Inside the building we find a pretty standard future gang, filled with miscreants and dirty faced people (at least by sci-fi movie standards) and led by a disfigured ex-prostitute/drug lord known simply as Ma-Ma.  She's played by Lena Headey, of 300 and The Sarah Conner Chronicles, and her drug of choice is a new future concoction called "Slo-Mo".  This drug, administered through a simple inhaler, slows the user's body down to 1% of real-time - that's not a joke, the movie actually says it - which allows for several annoying shots of things moving really slow and sparkling and looking incredibly goofy when compared to the rest of the gritty action film.  These slow-motion scenes are overused early in the story and hurt the film's charm, but the director smartly pumps the brakes on this until the right moment in the final act.  In fact, that final moment of Slo-Mo action kind of made the whole thing worthwhile.

The rest of the film is Urban and Thirlby making their way through the 200 story tower, which means a lot of Urban growling one word sentences from beneath his trademark helmet - unlike Stallone, the actor stays true to Dredd lore and never removes his headpiece - and a lot of Thirlby being the unsure and human piece of the puzzle. The rookie judge - helmetless due to some psychic "powers" that the film uses to escape from plot holes - doesn't feel like an add-on, and actually overshadows the mostly-silent title character in regard to the film's plot.  The performance won't win many awards, but it's noteworthy that this miniature girl stands tall in a brutal movie about the future's Dirty Harry.

If you're just here to see a guy dressed as Judge Dredd being snarky and blowing people up, you're going to get that too.  Urban never wavers as he portrays the antihero with a one-note tone of cynicism. He also carries his Lawgiver weapon - a cool future tool that the film plays with wonderfully - with poise, and he fills the costume quite well.  This isn't the most demanding role from a physical standpoint - unlike many modern action films, hand-to-hand combat is almost nonexistent - but Dredd still looks and acts like someone I'd be scared to meet in a back alley if I'd done something naughty.  And it's nice to see a film that still relies on good old fashioned guns instead of choreographed dance fighting.

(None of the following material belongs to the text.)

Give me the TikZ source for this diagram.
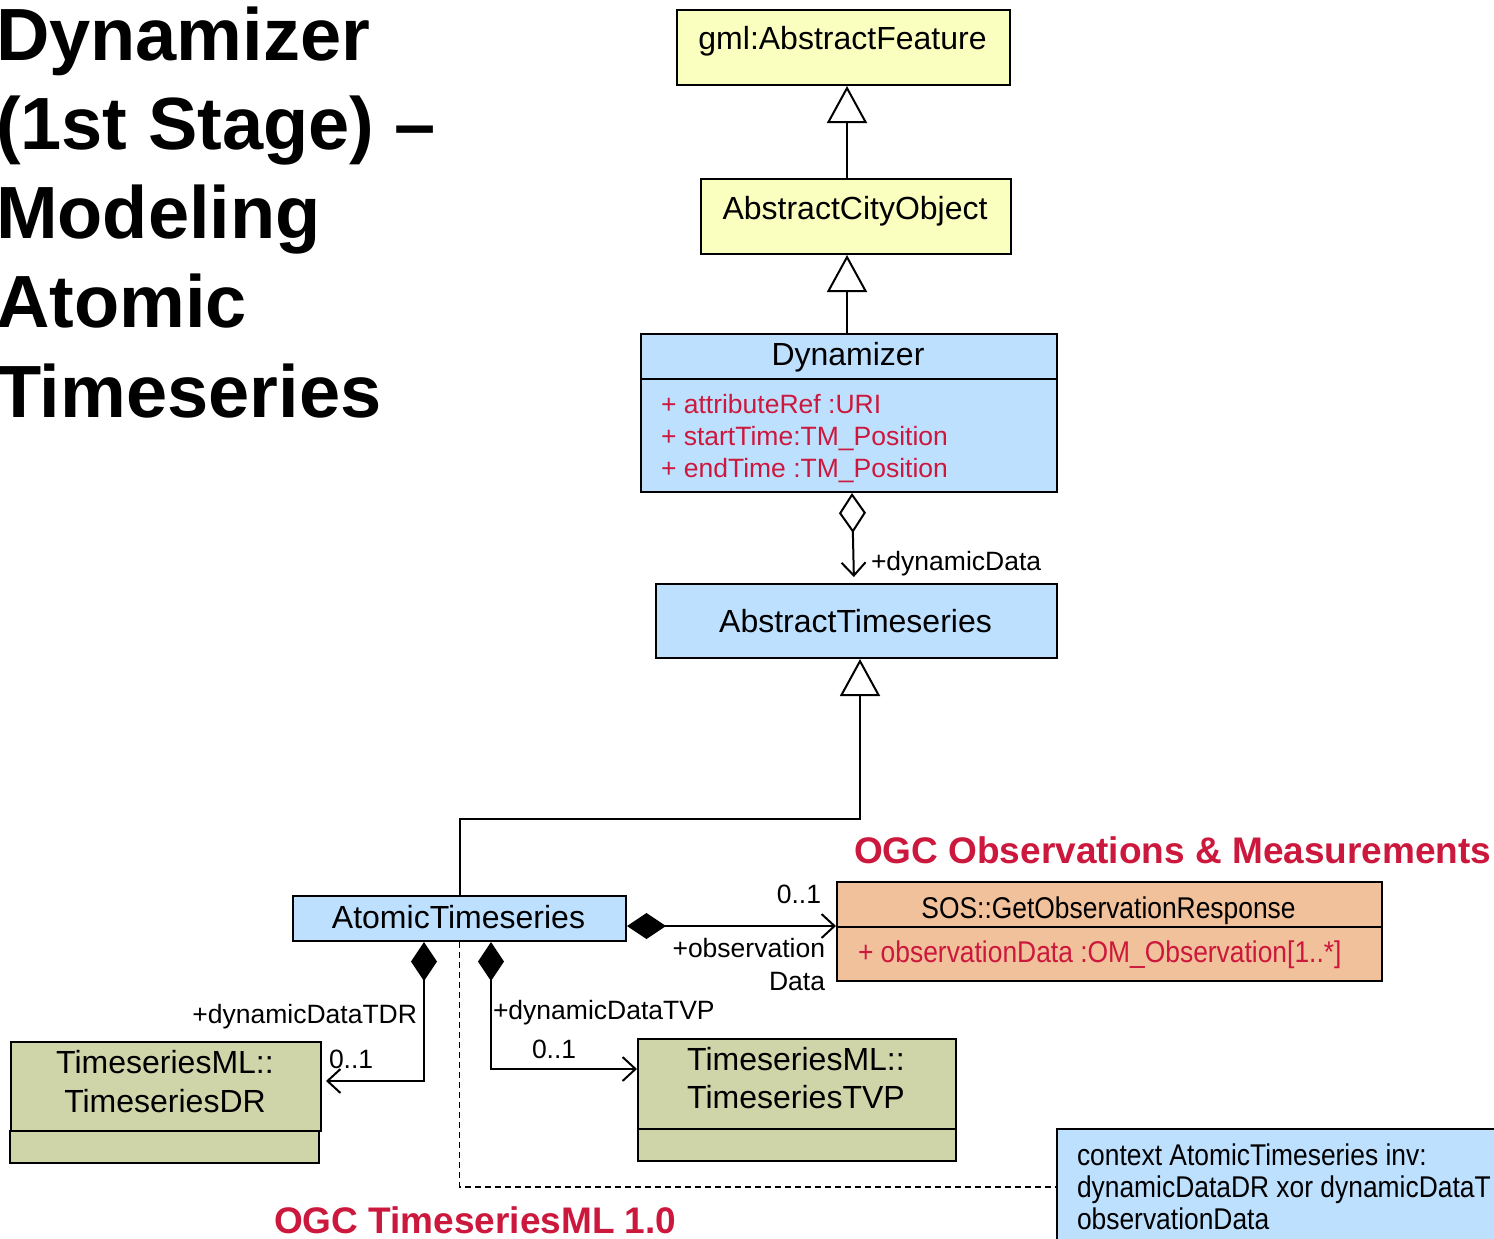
\documentclass[tikz,border=0pt]{standalone}
\usepackage{fontspec}
\setmainfont{Liberation Sans}
\newfontfamily\narrowsans[FakeStretch=0.88]{Liberation Sans}
\usetikzlibrary{arrows.meta}

\definecolor{umlyellow}{RGB}{250,255,192}
\definecolor{umlblue}{RGB}{190,224,255}
\definecolor{umlsalmon}{RGB}{241,193,155}
\definecolor{umlolive}{RGB}{207,213,169}
\definecolor{ogcred}{RGB}{204,24,60}

\newcommand{\slidetitlefont}{\fontsize{74}{89}\selectfont\bfseries}
\newcommand{\umlnamefont}{\fontsize{32}{38}\selectfont}
\newcommand{\umlrolefont}{\fontsize{26.5}{32}\selectfont}
\newcommand{\umlnarrowfont}{\narrowsans\fontsize{30}{32}\selectfont}
\newcommand{\ogcfont}{\fontsize{37}{44}\selectfont\bfseries}

\begin{document}
\begin{tikzpicture}[x=1pt, y=-1pt, line width=2pt,
    classbox/.style={draw, anchor=north west, inner sep=0pt},
    nametext/.style={anchor=base, inner sep=0pt, font=\umlnamefont},
    attrtext/.style={anchor=base west, inner sep=0pt, font=\umlrolefont, text=ogcred},
    roletext/.style={inner sep=0pt, font=\umlrolefont},
    notetext/.style={anchor=base west, inner sep=0pt, font=\umlnarrowfont},
    ogctext/.style={anchor=base west, inner sep=0pt, font=\ogcfont, text=ogcred},
    gen/.style={-{Triangle[open, length=37pt, width=40pt, fill=white]}},
    aggr/.style={{Diamond[open, length=40pt, width=27pt]}-{Straight Barb[length=13pt, width=24pt]}},
    comp/.style={{Diamond[length=39pt, width=26pt]}-{Straight Barb[length=13pt, width=24pt]}},
    constraint/.style={dash pattern=on 6pt off 4pt, line width=1.5pt},
  ]
  \path[use as bounding box, fill=white] (0,0) rectangle (1494,1239);
  \clip (0,0) rectangle (1494,1239);

  % slide title
  \foreach \titleline [count=\i from 0] in {Dynamizer, {(1st Stage) –}, Modeling, Atomic, Timeseries}
    \node[anchor=base west, inner sep=0pt, font=\slidetitlefont] (title\i) at (-5,{60+89.3*\i}) {\titleline};

  % CityGML classes
  \node[classbox, fill=umlyellow, minimum width=333pt, minimum height=75pt] (feat) at (676,9) {};
  \node[nametext] (featname) at (842.5,50) {gml:AbstractFeature};
  \node[classbox, fill=umlyellow, minimum width=310pt, minimum height=75pt] (city) at (700,178) {};
  \node[nametext] (cityname) at (855,219) {AbstractCityObject};

  % Dynamizer with attributes
  \node[classbox, fill=umlblue, minimum width=416pt, minimum height=45pt] (dynhead) at (640,333) {};
  \node[nametext] (dynname) at (848,365) {Dynamizer};
  \node[classbox, fill=umlblue, minimum width=416pt, minimum height=113pt] (dynattr) at (640,378) {};
  \node[attrtext] (attrref) at (660,413) {+ attributeRef :URI};
  \node[attrtext] (attrstart) at (660,445) {+ startTime:TM\_Position};
  \node[attrtext] (attrend) at (660,477) {+ endTime :TM\_Position};

  \node[classbox, fill=umlblue, minimum width=401pt, minimum height=74pt] (abts) at (655,583) {};
  \node[nametext] (abtsname) at (855.5,632) {AbstractTimeseries};

  \node[classbox, fill=umlblue, minimum width=333pt, minimum height=45pt] (atomic) at (292,895) {};
  \node[nametext] (atomicname) at (458.5,928) {AtomicTimeseries};

  % O&M response
  \node[ogctext] (omtitle) at (853,863) {OGC Observations \& Measurements};
  \node[classbox, fill=umlsalmon, minimum width=545pt, minimum height=45pt] (soshead) at (836,881) {};
  \node[nametext, font=\umlnarrowfont] (sosname) at (1108.5,918) {SOS::GetObservationResponse};
  \node[classbox, fill=umlsalmon, minimum width=545pt, minimum height=54pt] (sosattr) at (836,926) {};
  \node[attrtext, font=\umlnarrowfont] (sosdata) at (857,962) {+ observationData :OM\_Observation[1..*]};

  % TimeseriesML classes
  \node[classbox, fill=umlolive, minimum width=310pt, minimum height=89pt] (drhead) at (10,1041) {};
  \node[classbox, fill=umlolive, minimum width=309pt, minimum height=32pt] (drbody) at (9,1130) {};
  \node[nametext] (drpkg) at (165,1073) {TimeseriesML::};
  \node[nametext] (drname) at (165,1112) {TimeseriesDR};
  \node[classbox, fill=umlolive, minimum width=318pt, minimum height=90pt] (tvphead) at (637,1038) {};
  \node[classbox, fill=umlolive, minimum width=318pt, minimum height=32pt] (tvpbody) at (637,1128) {};
  \node[nametext] (tvppkg) at (796,1070) {TimeseriesML::};
  \node[nametext] (tvpname) at (796,1108) {TimeseriesTVP};
  \node[ogctext] (tsmltitle) at (273,1233) {OGC TimeseriesML 1.0};

  % OCL note
  \node[classbox, fill=umlblue, line width=1.5pt, minimum width=500pt, minimum height=116pt] (note) at (1056,1128) {};
  \node[notetext] (ocl1) at (1076,1165) {context AtomicTimeseries inv:};
  \node[notetext] (ocl2) at (1076,1197) {dynamicDataDR xor dynamicDataT};
  \node[notetext] (ocl3) at (1076,1229) {observationData};

  % generalizations
  \draw[gen] ([xshift=-9pt]city.north) -- ([xshift=3.5pt]feat.south);
  \draw[gen] ([xshift=-2pt]dynhead.north) -- ([xshift=-9pt]city.south);
  \draw[gen] (atomic.north) -- ++(0,-76) -| ([xshift=3.5pt]abts.south);

  % associations
  \draw[aggr, shorten >=6pt] ([xshift=3pt]dynattr.south) -- ([xshift=-2.5pt]abts.north);
  \node[roletext, anchor=base west] (dynrole) at (870,570) {+dynamicData};

  \draw[comp] ([yshift=-7.5pt]atomic.east) -- (sosattr.north west);
  \node[roletext, anchor=base east] (obsmult) at (822,903) {0..1};
  \node[roletext, anchor=base east] (obsrole1) at (826,957) {+observation};
  \node[roletext, anchor=base east] (obsrole2) at (826,990) {Data};

  \draw[comp, shorten >=4pt] ([xshift=-35.5pt]atomic.south) |- ([yshift=5.5pt]drhead.east);
  \node[roletext, anchor=base east] (tdrrole) at (418,1023) {+dynamicDataTDR};
  \node[roletext, anchor=base west] (tdrmult) at (328,1068) {0..1};

  \draw[comp] ([xshift=31.5pt]atomic.south) |- ([yshift=15pt]tvphead.west);
  \node[roletext, anchor=base west] (tvprole) at (492,1019) {+dynamicDataTVP};
  \node[roletext, anchor=base west] (tvpmult) at (531,1058) {0..1};

  \draw[constraint] (atomic.south) |- (note.west);
\end{tikzpicture}
\end{document}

Fans of blood splatter should find everything they desire when it comes to the action.  Shot in 3D - though I, out of spite for the gimmick, watched the 2D version - there's plenty of computer generated arterial spray that is designed for a full "in your face" effect.  There's still plenty to see without the 3D, with the most impressive sequence coming near the finale as Anderson and Dredd shoot their way through a lot of nameless assailants.  The film moves at a manic pace, and if you blink you might miss some of the carnage. I commented after the film that it felt like the shortest movie I've ever seen, and I was surprised to find that it ran 95 minutes when I checked after the showing.

Dredd meets its simple goals, staying true to the established character while providing a modern edge to the gritty action plot.  I wished that there was more of a focus on the science fiction aspects of the story, but at the same time I realize that more exposition would have killed the pace the film was going for.  While the story could have focused on being an origin story, like we've seen so many times before in the comic adaptation world, it seems like director Pete Travis and writer Alex Garland decided to throw caution to the wind and put everything on the line for one high-octane bullet storm.  It worked for me, and I think anyone looking for a bit of popcorn violence should enjoy this Judge Dredd tale.